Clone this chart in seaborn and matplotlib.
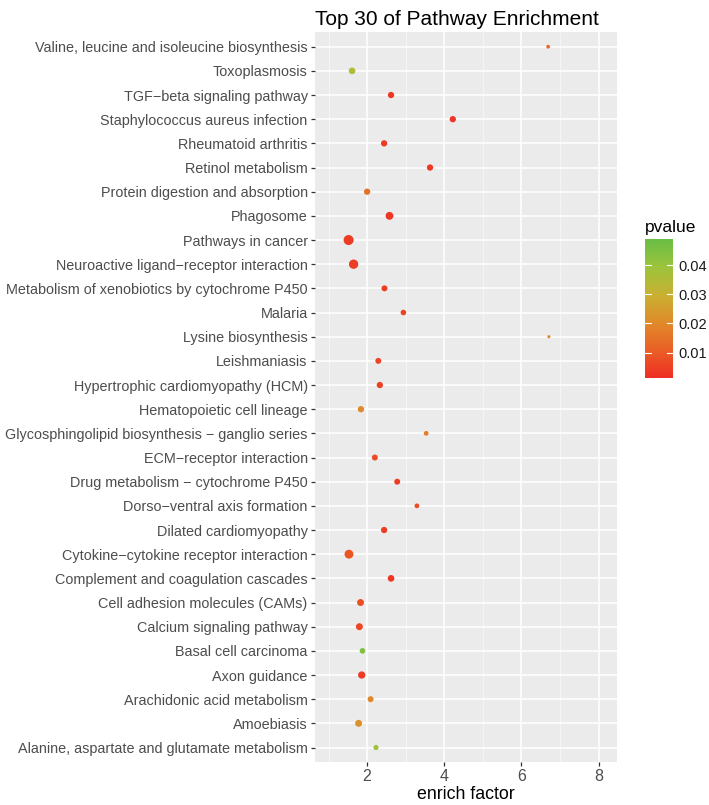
import pandas as pd
import seaborn as sns
import matplotlib.pyplot as plt
import numpy as np
from matplotlib.colors import LinearSegmentedColormap, Normalize
from matplotlib.ticker import MultipleLocator

# pathways, listed bottom to top
pathways = [
    'Alanine, aspartate and glutamate metabolism',
    'Amoebiasis',
    'Arachidonic acid metabolism',
    'Axon guidance',
    'Basal cell carcinoma',
    'Calcium signaling pathway',
    'Cell adhesion molecules (CAMs)',
    'Complement and coagulation cascades',
    'Cytokine\u2212cytokine receptor interaction',
    'Dilated cardiomyopathy',
    'Dorso\u2212ventral axis formation',
    'Drug metabolism \u2212 cytochrome P450',
    'ECM\u2212receptor interaction',
    'Glycosphingolipid biosynthesis \u2212 ganglio series',
    'Hematopoietic cell lineage',
    'Hypertrophic cardiomyopathy (HCM)',
    'Leishmaniasis',
    'Lysine biosynthesis',
    'Malaria',
    'Metabolism of xenobiotics by cytochrome P450',
    'Neuroactive ligand\u2212receptor interaction',
    'Pathways in cancer',
    'Phagosome',
    'Protein digestion and absorption',
    'Retinol metabolism',
    'Rheumatoid arthritis',
    'Staphylococcus aureus infection',
    'TGF\u2212beta signaling pathway',
    'Toxoplasmosis',
    'Valine, leucine and isoleucine biosynthesis',
]
enrich = [2.23, 1.78, 2.09, 1.86, 1.88, 1.80, 1.83, 2.62, 1.53, 2.44,
          3.29, 2.78, 2.20, 3.53, 1.84, 2.33, 2.29, 6.71, 2.94, 2.45,
          1.65, 1.52, 2.58, 2.00, 3.63, 2.44, 4.22, 2.62, 1.61, 6.69]
pvalue = [0.038, 0.022, 0.020, 0.004, 0.045, 0.006, 0.008, 0.003, 0.009, 0.004,
          0.007, 0.004, 0.007, 0.017, 0.020, 0.005, 0.006, 0.020, 0.005, 0.004,
          0.004, 0.004, 0.003, 0.015, 0.003, 0.004, 0.003, 0.003, 0.035, 0.012]
genes = [5, 10, 7, 11, 6, 10, 10, 9, 17, 8,
         4, 7, 7, 4, 8, 8, 7, 1, 6, 7,
         19, 22, 13, 8, 8, 8, 8, 8, 9, 2]

df = pd.DataFrame({'pathway': pathways, 'enrich': enrich,
                   'pvalue': pvalue, 'genes': genes})

cmap = LinearSegmentedColormap.from_list(
    'pv', ['#EE2D24', '#EA5F25', '#E08A2A', '#C9B032', '#9CC43B', '#6ABD45'])
norm = Normalize(vmin=0.0011, vmax=0.049)

plt.rcParams['font.family'] = ['Liberation Sans', 'DejaVu Sans']
fig = plt.figure(figsize=(7.09, 8.05), dpi=100)
ax = fig.add_axes([0.4443, 0.0534, 0.4257, 0.9066])
ax.set_facecolor('#EBEBEB')

sns.scatterplot(data=df, x='enrich', y='pathway', hue='pvalue', size='genes',
                palette=cmap, hue_norm=norm, sizes=(5, 52), size_norm=(1, 22),
                linewidth=0, legend=False, ax=ax, zorder=3)

ax.set_xlim(0.65, 8.47)
ax.set_ylim(-0.6, len(pathways) - 0.4)
ax.xaxis.set_major_locator(MultipleLocator(2))
ax.xaxis.set_minor_locator(MultipleLocator(1))
ax.grid(which='major', color='white', linewidth=1.1, zorder=0)
ax.grid(which='minor', axis='x', color='#F7F7F7', linewidth=0.55, zorder=0)
ax.set_axisbelow(True)
for s in ax.spines.values():
    s.set_visible(False)
ax.tick_params(which='major', length=2.8, width=0.9, color='#333333',
               labelcolor='#4D4D4D', pad=2.5)
ax.tick_params(axis='y', labelsize=10.4)
ax.tick_params(axis='x', labelsize=11.5)
ax.tick_params(which='minor', length=0)
ax.set_xlabel('enrich factor', fontsize=12.8, color='black', labelpad=1)
ax.set_ylabel('')
ax.set_title('Top 30 of Pathway Enrichment', fontsize=15, loc='left',
             x=0.0, pad=5)

# colour bar legend
cax = fig.add_axes([0.910, 0.530, 0.039, 0.1727])
cb = fig.colorbar(plt.cm.ScalarMappable(norm=norm, cmap=cmap), cax=cax)
cb.outline.set_visible(False)
cb.set_ticks([0.01, 0.02, 0.03, 0.04])
cb.ax.tick_params(length=0, labelsize=10.5, labelcolor='#1A1A1A', pad=4)
for t in [0.01, 0.02, 0.03, 0.04]:
    cax.plot([0, 0.2], [t, t], color='white', lw=0.8, transform=cax.get_yaxis_transform())
    cax.plot([0.8, 1], [t, t], color='white', lw=0.8, transform=cax.get_yaxis_transform())
fig.text(0.910, 0.708, 'pvalue', fontsize=12.5, ha='left', va='bottom')

fig.savefig('out.png', dpi=100)
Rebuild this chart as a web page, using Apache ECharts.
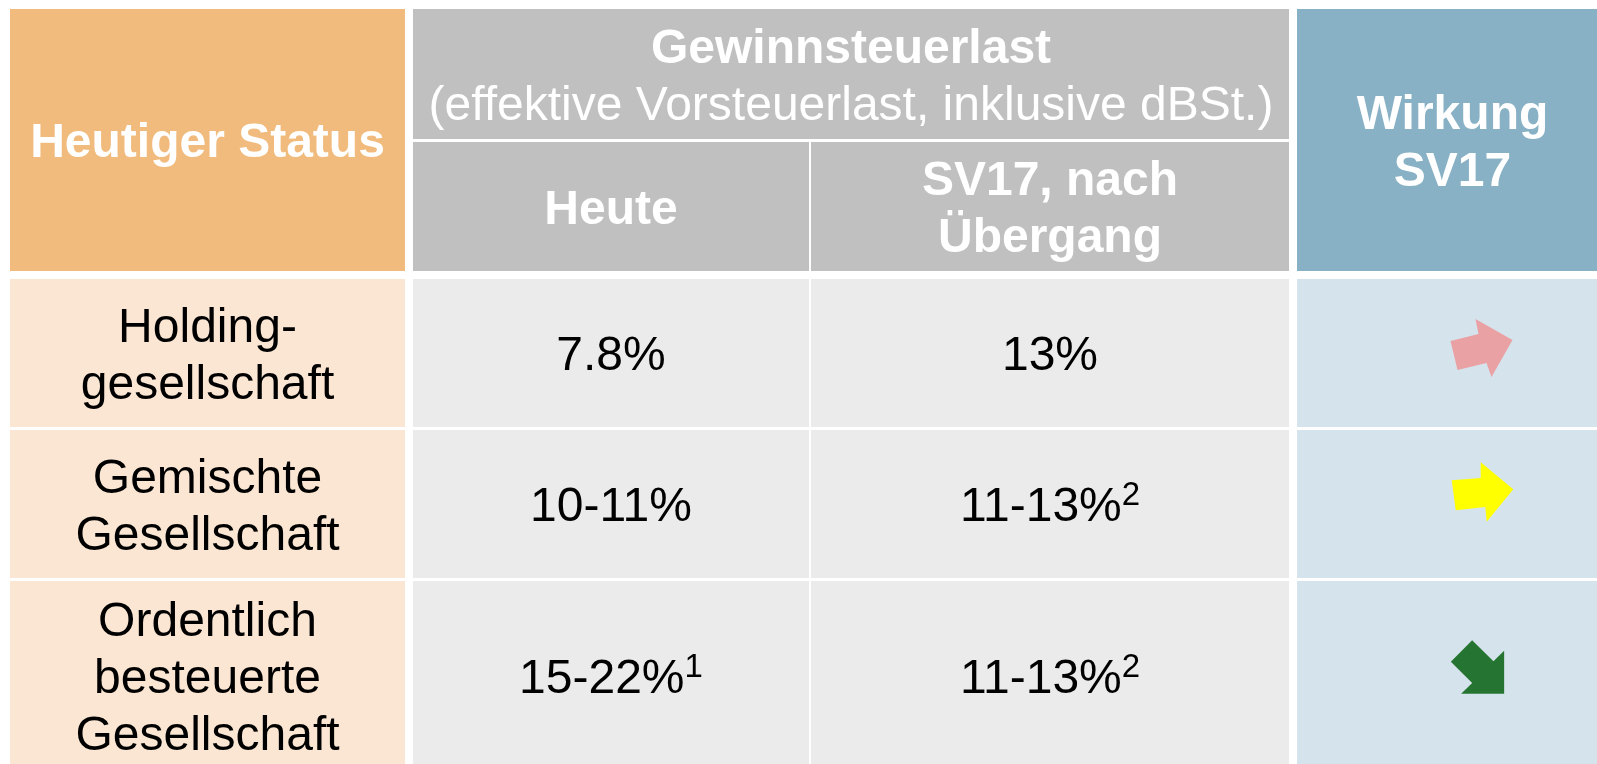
<!DOCTYPE html>
<html>
<head>
<meta charset="utf-8">
<script src="https://cdn.jsdelivr.net/npm/echarts@6/dist/echarts.min.js"></script>
<style>
html,body{margin:0;padding:0;background:#fff;}
#chart{width:1597px;height:764px;}
</style>
</head>
<body>
<div id="chart"></div>
<script>
// ---------- data ----------
const headerStatus = 'Heutiger Status';
const headerLoad = 'Gewinnsteuerlast';
const headerLoadSub = '(effektive Vorsteuerlast, inklusive dBSt.)';
const headerToday = 'Heute';
const headerSV17 = 'SV17, nach\nÜbergang';
const headerEffect = 'Wirkung\nSV17';
const categories = ['Holding-\ngesellschaft', 'Gemischte\nGesellschaft', 'Ordentlich\nbesteuerte\nGesellschaft'];
const todayValues = ['7.8%', '10-11%', '15-22%'];
const todayNotes = ['', '', '1'];
const sv17Values = ['13%', '11-13%', '11-13%'];
const sv17Notes = ['', '2', '2'];
const effects = ['up', 'neutral', 'down'];

// ---------- layout & style ----------
const W = 1597, H = 764;
const COLS = [[10, 405], [413, 809], [811, 1289], [1297, 1608]];
const HEAD = [9, 271];
const HEAD_TOP = [9, 139];
const HEAD_BOTTOM = [142, 271];
const ROWS = [[279, 427], [430, 578], [581, 771]];
const TEXT_SHIFT = 4;
const FONT = '"Liberation Sans", Arial, Helvetica, sans-serif';
const C = {
  orangeHead: '#F0BB7C', orangeBody: '#FAE6D3',
  grayHead: '#C0C0C0', grayBody: '#EBEBEB',
  blueHead: '#89B1C5', blueBody: '#D5E4EC'
};
const arrowStyle = {
  up: {
    color: '#EAA1A4', size: [62, 58], offset: [29, -5],
    path: 'path://M0,22 L28,15 L25,0 L62,21 L41,58 L36,44 L7,51 Z'
  },
  neutral: {
    color: '#FFFF00', size: [61.6, 59.3], offset: [30, -12],
    path: 'path://M0,18 L29,15.6 L29,0 L61.6,27 L35,59.3 L33.6,44.6 L4,48 Z'
  },
  down: {
    color: '#267431', size: [53.3, 53.3], offset: [25, -9],
    path: 'path://M21.3,0 L42.6,21 L53.3,10.3 L53.3,53.3 L10.3,53.3 L21.3,42.6 L0,21.3 Z'
  }
};

const richStyles = {
  hb: { fontFamily: FONT, fontSize: 48, fontWeight: 'bold', fill: '#ffffff', lineHeight: 57 },
  hr: { fontFamily: FONT, fontSize: 48, fill: '#ffffff', lineHeight: 57 },
  v: { fontFamily: FONT, fontSize: 48, fill: '#000000', lineHeight: 57 },
  sup: { fontFamily: FONT, fontSize: 33, fill: '#000000', lineHeight: 50, verticalAlign: 'top' }
};

function tagLines(text, tag) {
  return text.split('\n').map(function (l) { return '{' + tag + '|' + l + '}'; }).join('\n');
}
function valueText(v, note) {
  return '{v|' + v + '}' + (note ? '{sup|' + note + '}' : '');
}

// ---------- cells ----------
const cells = [];
function addCell(x, y, fill, text) {
  cells.push({ value: [x[0], y[0], x[1], y[1]], fill: fill, text: text || '' });
}
addCell(COLS[0], HEAD, C.orangeHead, tagLines(headerStatus, 'hb'));
addCell([COLS[1][0], COLS[2][1]], HEAD_TOP, C.grayHead, '{hb|' + headerLoad + '}\n{hr|' + headerLoadSub + '}');
addCell(COLS[1], HEAD_BOTTOM, C.grayHead, tagLines(headerToday, 'hb'));
addCell(COLS[2], HEAD_BOTTOM, C.grayHead, tagLines(headerSV17, 'hb'));
addCell(COLS[3], HEAD, C.blueHead, tagLines(headerEffect, 'hb'));
categories.forEach(function (cat, i) {
  addCell(COLS[0], ROWS[i], C.orangeBody, tagLines(cat, 'v'));
  addCell(COLS[1], ROWS[i], C.grayBody, valueText(todayValues[i], todayNotes[i]));
  addCell(COLS[2], ROWS[i], C.grayBody, valueText(sv17Values[i], sv17Notes[i]));
  addCell(COLS[3], ROWS[i], C.blueBody, '');
});

const arrowData = effects.map(function (e, i) {
  const st = arrowStyle[e];
  return {
    value: [(COLS[3][0] + COLS[3][1]) / 2, (ROWS[i][0] + ROWS[i][1]) / 2],
    symbol: st.path,
    symbolSize: st.size,
    symbolOffset: st.offset,
    itemStyle: { color: st.color, opacity: 1 }
  };
});

const chart = echarts.init(document.getElementById('chart'), null, { renderer: 'canvas' });
chart.setOption({
  backgroundColor: '#ffffff',
  animation: false,
  grid: { left: 0, right: 0, top: 0, bottom: 0 },
  xAxis: { type: 'value', min: 0, max: W, show: false },
  yAxis: { type: 'value', min: 0, max: H, inverse: true, show: false },
  series: [
    {
      type: 'custom',
      silent: true,
      data: cells,
      renderItem: function (params, api) {
        const p0 = api.coord([api.value(0), api.value(1)]);
        const p1 = api.coord([api.value(2), api.value(3)]);
        const item = cells[params.dataIndex];
        return {
          type: 'rect',
          shape: { x: p0[0], y: p0[1], width: p1[0] - p0[0], height: p1[1] - p0[1] },
          style: { fill: item.fill },
          textContent: {
            style: {
              text: item.text,
              rich: richStyles,
              align: 'center',
              verticalAlign: 'middle',
              fontFamily: FONT,
              fontSize: 48
            }
          },
          textConfig: { position: 'inside', offset: [0, TEXT_SHIFT] }
        };
      }
    },
    {
      type: 'scatter',
      silent: true,
      z: 5,
      data: arrowData
    }
  ]
});
</script>
</body>
</html>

▸ Short task
Go from the first line of the data above to the line containing "from matplotlib.ticker import MultipleLocator" and retype exactly those lines, both included, but none of the pictures.

▸ Finished exercise
Clone this chart in seaborn and matplotlib.
import pandas as pd
import seaborn as sns
import matplotlib.pyplot as plt
import numpy as np
from matplotlib.colors import LinearSegmentedColormap, Normalize
from matplotlib.ticker import MultipleLocator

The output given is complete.